Skeeter Boats has been enjoying tremendous success and growth in the past few years and that growth will likely continue due to the demand for the new i-Class boats.
Since the introduction of the i-Class, the orders have gone through the roof. Currently, Skeeter’s production crew is focusing on trying to catch up on the orders for the i-Class.
John Barron, president of National Bass West, talks with Chester Bridges, purchasing manager for Skeeter Boats, about how the boats are constructed at the newly expanded Skeeter manufacturing facility.
“We are building four to five i-Class boats everyday,” said Chester Bridges, purchasing manager for Skeeter. “It has been great! We ship out 23 to 24 i-Class each week.”
To keep up with the demand, Skeeter has expanded their operation. They now have 250 employees building boats and are currently on track to build 3,150 in 2006, up from 3,000 in 2005.
Keeping an eye towards the future, they have also invested in a new 36,000 square foot research and development building where they are continually working to improve the quality, durability and safety of Skeeter boats.
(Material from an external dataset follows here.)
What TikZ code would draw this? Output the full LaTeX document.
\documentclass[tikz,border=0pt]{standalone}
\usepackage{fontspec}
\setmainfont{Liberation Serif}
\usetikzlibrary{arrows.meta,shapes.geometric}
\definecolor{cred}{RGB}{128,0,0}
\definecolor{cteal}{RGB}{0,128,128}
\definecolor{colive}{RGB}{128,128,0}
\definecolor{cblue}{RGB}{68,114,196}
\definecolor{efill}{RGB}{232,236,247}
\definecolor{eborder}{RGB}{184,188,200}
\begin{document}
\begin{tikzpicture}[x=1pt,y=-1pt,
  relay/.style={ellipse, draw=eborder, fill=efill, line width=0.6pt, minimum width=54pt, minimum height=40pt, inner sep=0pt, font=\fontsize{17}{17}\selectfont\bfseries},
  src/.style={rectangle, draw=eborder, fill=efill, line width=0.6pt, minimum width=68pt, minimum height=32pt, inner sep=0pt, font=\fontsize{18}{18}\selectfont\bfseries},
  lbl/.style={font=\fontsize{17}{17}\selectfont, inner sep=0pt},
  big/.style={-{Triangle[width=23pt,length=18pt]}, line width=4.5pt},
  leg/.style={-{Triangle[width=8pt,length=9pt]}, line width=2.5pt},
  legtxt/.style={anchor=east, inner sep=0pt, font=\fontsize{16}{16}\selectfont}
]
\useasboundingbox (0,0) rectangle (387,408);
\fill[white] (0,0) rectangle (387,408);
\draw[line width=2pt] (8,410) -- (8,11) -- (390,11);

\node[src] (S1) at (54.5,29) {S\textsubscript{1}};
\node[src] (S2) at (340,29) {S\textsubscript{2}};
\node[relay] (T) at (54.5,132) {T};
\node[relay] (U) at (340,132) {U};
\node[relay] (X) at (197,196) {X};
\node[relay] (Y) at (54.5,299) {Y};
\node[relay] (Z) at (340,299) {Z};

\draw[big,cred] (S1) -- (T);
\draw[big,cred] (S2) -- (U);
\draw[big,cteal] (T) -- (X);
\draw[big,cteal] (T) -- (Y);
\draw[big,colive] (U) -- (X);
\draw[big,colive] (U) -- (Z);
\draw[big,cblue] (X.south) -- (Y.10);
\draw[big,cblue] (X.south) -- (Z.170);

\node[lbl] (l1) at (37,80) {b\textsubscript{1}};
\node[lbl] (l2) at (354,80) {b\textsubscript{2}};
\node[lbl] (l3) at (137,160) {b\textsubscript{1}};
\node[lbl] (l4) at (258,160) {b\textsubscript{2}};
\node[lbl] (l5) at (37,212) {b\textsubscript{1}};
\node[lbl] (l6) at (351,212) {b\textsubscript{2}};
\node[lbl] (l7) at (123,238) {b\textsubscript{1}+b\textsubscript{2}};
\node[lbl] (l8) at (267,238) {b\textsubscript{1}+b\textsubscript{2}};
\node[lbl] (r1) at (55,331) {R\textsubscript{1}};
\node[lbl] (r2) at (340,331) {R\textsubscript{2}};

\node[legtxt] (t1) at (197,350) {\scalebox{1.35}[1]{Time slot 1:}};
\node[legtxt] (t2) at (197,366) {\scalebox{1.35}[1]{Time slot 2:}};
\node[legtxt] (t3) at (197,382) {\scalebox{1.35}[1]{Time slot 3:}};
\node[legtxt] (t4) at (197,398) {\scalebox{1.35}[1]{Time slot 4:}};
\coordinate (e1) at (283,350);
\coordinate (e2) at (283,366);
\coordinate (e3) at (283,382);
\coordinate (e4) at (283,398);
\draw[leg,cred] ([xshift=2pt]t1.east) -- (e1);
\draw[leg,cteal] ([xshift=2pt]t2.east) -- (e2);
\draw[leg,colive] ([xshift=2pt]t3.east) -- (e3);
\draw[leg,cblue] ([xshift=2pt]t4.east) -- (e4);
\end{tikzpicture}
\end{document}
In the factory, the workers are buzzing (sorry for the pun) at Skeeter. From the very first stages of manufacturing, care is taken to ensure quality and consistency. Gelcoat colors are carefully applied to exacting specifications, taking 45 minutes to an hour, to carefully tape off the colors.
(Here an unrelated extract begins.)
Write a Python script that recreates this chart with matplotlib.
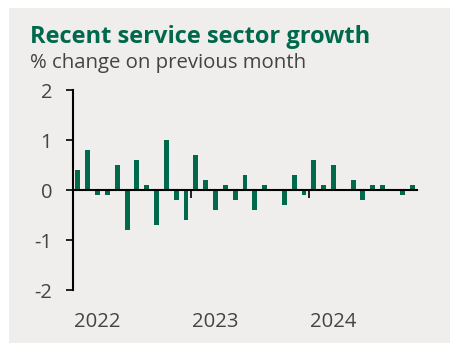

Every worker has their job that they specialize and take pride in doing right. The assembly line appears to flow seamlessly.
For the most part, Skeeter boats are using all composite construction, although, some small pieces of wood are applied in key areas where screws are used. The wood holds screws better than composite materials, so wood is used as a backing material only.
The dry ride of a Skeeter boat is no accident. It has taken years of development to design a hull that can be fast, dry, and stable. But, those years of dedication and development have paid off handsomely. The dry ride of the ZX series of boats was not lost on the i-Class. In fact, most owners of the i-Class say the i-Class has a softer ride than their previous ZX series boats, making those long runs in rough water more bearable for those of us in the over-40 crowd (alright, nearing 50).
Outside the Skeeter plant, rows of new Skeeter boats wait to be picked up. Trucks are constantly moving in and out of the facility with loads of boats headed to all parts of the United States.
While most of Skeeter’s sales are in the south, their presence in the West has continued to grow. Adding new dealers, such as Galaxy Marine and recently signing up Nixon’s Marine in Washington, along with Adams Marine, Valley Cycle & Marine, and AIM Marine, has certainly benefited Skeeter Boats. Their ongoing research and commitment to quality will ensure their continued growth.
The new i-Class sets the bar a little bit higher. Of course, never forget that the ZX series are still great boats. They are fast, stable, and have the same Skeeter commitment to quality. Either boat would be a good choice for serious, tournament bass anglers.